On the other hand, some people will argue that we’re all human and humans make mistakes. Not only that there are circumstances beyond our control that contribute to accidents.
We look at why businesses can’t prevent all workplace accidents, and the reasons why organisations shouldn’t strive to make them so.
Attempts to Prevent Workplace Accidents
Over the years organisations across varying industries have tried to make workplace accidents history. A variety of systems have been trialled in an attempt to ‘engineer’ hazards out of the workplace. A three-step approach is commonly used to identify the hazards, assess the risks and control the risks.
Hazards can be identified by inspecting the workplace, reporting incidents, keeping a register of injuries, consultation and feedback from employees. Next, the risks are assessed to determine the type of hazard, the severity of a potential injury, the layout of the workplace, the skills and experience of the workers involved. The third step involves preventing the risk by eliminating, isolating, or substituting the hazard and protective equipment.

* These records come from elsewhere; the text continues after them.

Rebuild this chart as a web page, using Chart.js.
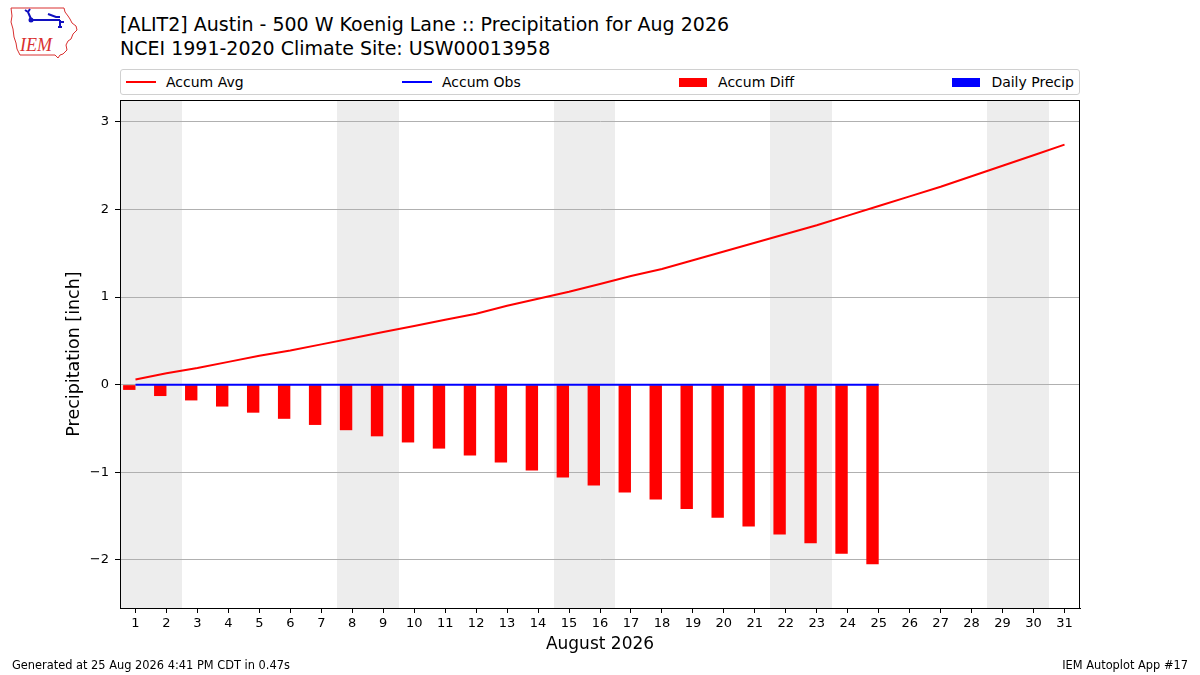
<!DOCTYPE html>
<html>
<head>
<meta charset="utf-8">
<script src="https://cdn.jsdelivr.net/npm/chart.js@4"></script>
<style>
  html, body { margin:0; padding:0; background:#fff; }
  body { width:1200px; height:675px; position:relative; overflow:hidden; font-family:"DejaVu Sans", sans-serif; color:#000; }
  #c { position:absolute; left:0; top:0; }
  .title { position:absolute; left:120px; font-size:19px; line-height:24px; white-space:nowrap; }
  #legend { position:absolute; left:120px; top:69px; border:1px solid #d0d0d0; border-radius:3px;
            display:flex; justify-content:space-between; align-items:center; padding:0 5px; box-sizing:border-box; width:960px; height:26px; background:#fff; }
  .li { display:flex; align-items:center; font-size:14px; white-space:nowrap; }
  .hl { width:30px; height:2px; margin-right:10px; }
  .hb { width:28px; height:9px; margin-right:11px; }
  .foot { position:absolute; top:658px; font-size:11.4px; white-space:nowrap; }
</style>
</head>
<body>
<svg style="position:absolute;left:8px;top:5px" width="72" height="54" viewBox="0 0 72 54">
  <path d="M3,3 L56,3 L57,7 L60,11 L62,14 L64,18 L68,21 L69,25 L65,29 L63,34 L60,36 L58,40 L59,45 L55,49 L52,50 L50,53 L47,50 L12,50 L9,44 L8,38 L6,32 L5,24 L3,17 L4,11 Z" fill="none" stroke="#d93030" stroke-width="1"/>
  <path d="M23,14 L20,7 M20,7 L17,5 M20,7 L22,4 M23,15 L52,15 M40,9 L48,12 L52,12 M52,15 L52,22 M50,22 L54,22 M52,17 L56,17" fill="none" stroke="#1010c0" stroke-width="2"/>
  <circle cx="23" cy="15" r="2.5" fill="#1010c0"/>
  <text x="12" y="46" font-family="Liberation Serif, serif" font-style="italic" font-size="18" fill="#d93030">IEM</text>
</svg>
<div class="title" style="top:12px">[ALIT2] Austin - 500 W Koenig Lane :: Precipitation for Aug 2026</div>
<div class="title" style="top:36px">NCEI 1991-2020 Climate Site: USW00013958</div>
<canvas id="c" width="1200" height="675"></canvas>
<div id="legend">
  <div class="li"><span class="hl" style="background:#ff0000"></span>Accum Avg</div>
  <div class="li"><span class="hl" style="background:#0000ff"></span>Accum Obs</div>
  <div class="li"><span class="hb" style="background:#ff0000"></span>Accum Diff</div>
  <div class="li"><span class="hb" style="background:#0000ff"></span>Daily Precip</div>
</div>
<div class="foot" style="left:12px">Generated at 25 Aug 2026 4:41 PM CDT in 0.47s</div>
<div class="foot" style="right:12px">IEM Autoplot App #17</div>
<script>
const days = [1,2,3,4,5,6,7,8,9,10,11,12,13,14,15,16,17,18,19,20,21,22,23,24,25,26,27,28,29,30,31];
const accumAvg = [0.06,0.13,0.19,0.26,0.33,0.39,0.46,0.53,0.60,0.67,0.74,0.81,0.90,0.98,1.06,1.15,1.24,1.32,1.42,1.52,1.62,1.72,1.82,1.93,2.04,2.15,2.26,2.38,2.50,2.62,2.74];
const obsDays = [1,2,3,4,5,6,7,8,9,10,11,12,13,14,15,16,17,18,19,20,21,22,23,24,25];
const accumObs = [0,0,0,0,0,0,0,0,0,0,0,0,0,0,0,0,0,0,0,0,0,0,0,0,0];
const dailyPrecip = [0,0,0,0,0,0,0,0,0,0,0,0,0,0,0,0,0,0,0,0,0,0,0,0,0];
const accumDiff = [-0.06,-0.13,-0.18,-0.25,-0.32,-0.39,-0.46,-0.52,-0.59,-0.66,-0.73,-0.81,-0.89,-0.98,-1.06,-1.15,-1.23,-1.31,-1.42,-1.52,-1.62,-1.71,-1.81,-1.93,-2.05];
const weekendDays = [1,2,8,9,15,16,22,23,29,30];
const xTicks = days;
const yTicks = [-2,-1,0,1,2,3];

const pts = (xs, ys, dx) => ys.map((v,i) => ({x: xs[i] + (dx||0), y: v}));

const shade = {
  id:'shade',
  beforeDraw(chart){
    const {ctx, chartArea:a, scales:{x}} = chart;
    ctx.save();
    ctx.fillStyle = '#ededed';
    weekendDays.forEach(d => {
      const l = Math.round(x.getPixelForValue(d-0.5)), r = Math.round(x.getPixelForValue(d+0.5));
      ctx.fillRect(l, a.top, r-l, a.bottom-a.top);
    });
    ctx.restore();
  },
  afterDraw(chart){
    const {ctx, chartArea:a} = chart;
    ctx.save();
    ctx.strokeStyle = '#000';
    ctx.lineWidth = 1;
    ctx.strokeRect(Math.round(a.left)+0.5, Math.round(a.top)+0.5, Math.round(a.right-a.left)-1, Math.round(a.bottom-a.top));
    ctx.restore();
  }
};

new Chart(document.getElementById('c'), {
  type:'bar',
  data:{
    datasets:[
      {type:'line', label:'Accum Avg', data:pts(days, accumAvg), borderColor:'#ff0000', borderWidth:2, pointRadius:0, order:1},
      {type:'line', label:'Accum Obs', data:pts(obsDays, accumObs), borderColor:'#0000ff', borderWidth:2, pointRadius:0, order:0},
      {type:'bar', label:'Accum Diff', data:pts(obsDays, accumDiff, -0.2), backgroundColor:'#ff0000', borderWidth:0, inflateAmount:0, grouped:false, barPercentage:1, categoryPercentage:1, order:3},
      {type:'bar', label:'Daily Precip', data:pts(obsDays, dailyPrecip, 0.2), backgroundColor:'#0000ff', borderWidth:0, inflateAmount:0, grouped:false, barPercentage:1, categoryPercentage:1, order:2}
    ]
  },
  options:{
    responsive:false, animation:false, devicePixelRatio:1,
    layout:{padding:{left:60, top:100, right:120, bottom:15}},
    plugins:{legend:{display:false}, tooltip:{enabled:false}, title:{display:false}},
    scales:{
      x:{type:'linear', min:0.5, max:31.5, offset:false,
         afterFit(s){ s.height = 52; },
         afterBuildTicks(s){ s.ticks = xTicks.map(v => ({value:v})); },
         ticks:{autoSkip:false, maxRotation:0, minRotation:0, color:'#000', padding:3, font:{family:'DejaVu Sans', size:13}},
         grid:{display:true, drawOnChartArea:false, offset:false, tickLength:5, tickColor:'#000', tickWidth:1},
         border:{color:'#000', width:1},
         title:{display:true, text:'August 2026', color:'#000', font:{family:'DejaVu Sans', size:17}, padding:{top:4, bottom:5}}
      },
      y:{type:'linear', min:-2.55, max:3.25,
         afterFit(s){ s.width = 60; },
         afterBuildTicks(s){ s.ticks = yTicks.map(v => ({value:v})); },
         ticks:{color:'#000', padding:6, font:{family:'DejaVu Sans', size:13},
                callback:v => v < 0 ? '\u2212' + Math.abs(v) : String(v)},
         grid:{color:'#b0b0b0', lineWidth:1, tickLength:5, tickColor:'#000', tickWidth:1},
         border:{color:'#000', width:1},
         title:{display:true, text:'Precipitation [inch]', color:'#000', font:{family:'DejaVu Sans', size:17.5}, padding:{top:4, bottom:4}}
      }
    }
  },
  plugins:[shade]
});
</script>
</body>
</html>
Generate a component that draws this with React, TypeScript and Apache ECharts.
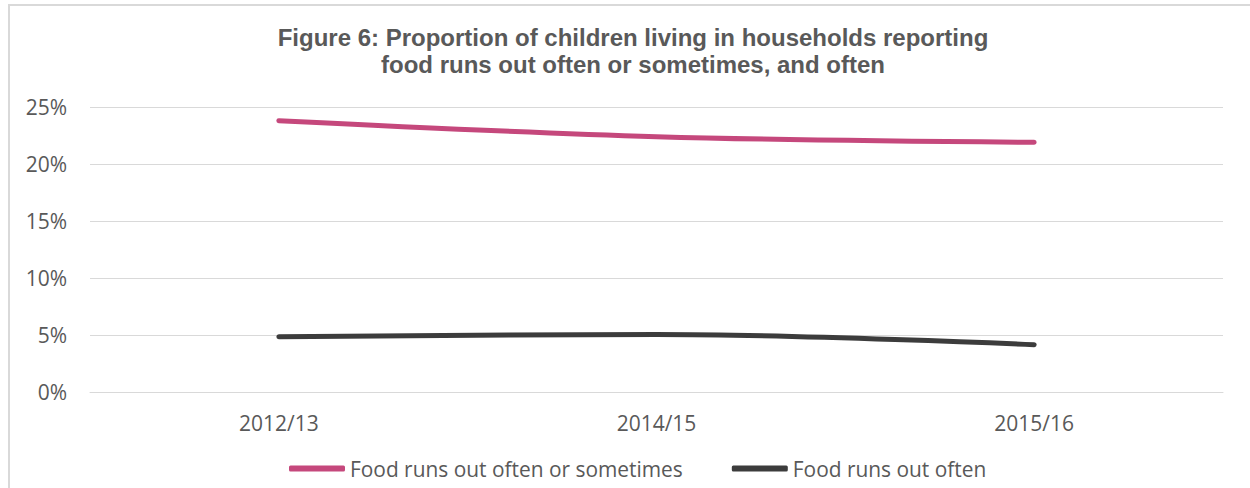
import React, { useEffect, useRef } from "react";
import * as echarts from "echarts";

const categories = ["2012/13", "2014/15", "2015/16"];
const oftenOrSometimes = [23.8, 22.4, 21.9];
const often = [4.85, 5.05, 4.15];
const seriesNames = ["Food runs out often or sometimes", "Food runs out often"];
const titleLines = [
  "Figure 6: Proportion of children living in households reporting",
  "food runs out often or sometimes, and often",
];

const GREY = "#595959";
const AXIS_FONT = "'Open Sans', 'Noto Sans', sans-serif";

export default function App() {
  const ref = useRef<HTMLDivElement>(null);
  useEffect(() => {
    if (!ref.current) return;
    const chart = echarts.init(ref.current, undefined, { renderer: "svg" });
    chart.setOption({
      animation: false,
      backgroundColor: "#ffffff",
      title: {
        text: titleLines.join("\n"),
        left: 633,
        top: 24,
        padding: 0,
        textAlign: "center",
        textStyle: {
          fontFamily: "'Liberation Sans', Arial, sans-serif",
          fontWeight: "bold",
          fontSize: 24,
          lineHeight: 27,
          color: GREY,
        },
      },
      graphic: [
        {
          type: "rect",
          shape: { x: 9, y: 5, width: 1300, height: 600 },
          style: { fill: "none", stroke: "#d9d9d9", lineWidth: 2 },
          silent: true,
        },
      ],
      legend: {
        left: 289,
        top: 458,
        padding: 0,
        itemWidth: 56,
        itemHeight: 6,
        itemGap: 49,
        icon: "roundRect",
        data: seriesNames,
        textStyle: { fontFamily: AXIS_FONT, fontSize: 20.9, color: GREY },
      },
      grid: { left: 90, right: 27, top: 107, bottom: 96 },
      xAxis: {
        type: "category",
        data: categories,
        boundaryGap: true,
        axisLine: { lineStyle: { color: "#d9d9d9", width: 1 } },
        axisTick: { show: false },
        axisLabel: { margin: 20, fontFamily: AXIS_FONT, fontSize: 21, color: GREY },
      },
      yAxis: {
        type: "value",
        min: 0,
        max: 25,
        interval: 5,
        axisLine: { show: false },
        axisTick: { show: false },
        splitLine: { lineStyle: { color: "#d9d9d9", width: 1 } },
        axisLabel: {
          margin: 23,
          formatter: "{value}%",
          fontFamily: AXIS_FONT,
          fontSize: 21,
          color: GREY,
        },
      },
      series: [
        {
          name: seriesNames[0],
          type: "line",
          data: oftenOrSometimes,
          smooth: 0.35,
          showSymbol: false,
          color: "#C5487C",
          lineStyle: { width: 5, cap: "round", join: "round" },
        },
        {
          name: seriesNames[1],
          type: "line",
          data: often,
          smooth: 0.35,
          showSymbol: false,
          color: "#3c3c3c",
          lineStyle: { width: 5, cap: "round", join: "round" },
        },
      ],
    });
    return () => chart.dispose();
  }, []);
  return (
    <div
      ref={ref}
      style={{ position: "absolute", left: 0, top: 0, width: 1250, height: 488 }}
    />
  );
}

Trying to Prevent Workplace Accidents Can Hurt Business
In an effort to eliminate all accidents, an organisation will place tight restrictions around what a worker can do in their role. The systems and processes are designed to keep the worker safe. So safe that he isn’t allowed to deviate from the system to find better ways of working because that involves risk.
Business Suffers from a Lack of Innovation
With everyone in the organisation tightly constrained in their role, there is no room for innovation. The organisation that doesn’t innovate will eventually be left behind and struggling to survive.
The Economy Suffers
If a country wants to consider itself clever, it needs businesses and individuals to be continually evolving and innovating. If companies don’t allow staff the room to innovate, new methods and inventions can’t occur.
If those businesses are unwilling to purchase new technology or equipment for fear of an increased risk to safety, then other firms won’t produce it. It doesn’t take long for the risk-averse culture of a country to impact on its ability to keep up with innovative countries.
While employees might appreciate that they are being kept physically safe, they can argue it’s at the expense of their mental health. Working to a tight set of systems and rules means there is little room for thinking. All that is required is for a worker to go through the motions of the job day after day, they don’t need to engage their brain. Some workers are happy with this way of working while others leave in search of more fulfilling work.
Finding a Balance Between Accident Prevention and Innovation
We believe it is impossible to eliminate all risk and the focus should be on making workers risk competent. Being risk and hazard aware, workers know how to work safely. They want to and believe in working safely. Workers who can see and judge risks are able to keep themselves and their colleagues safe from accidents.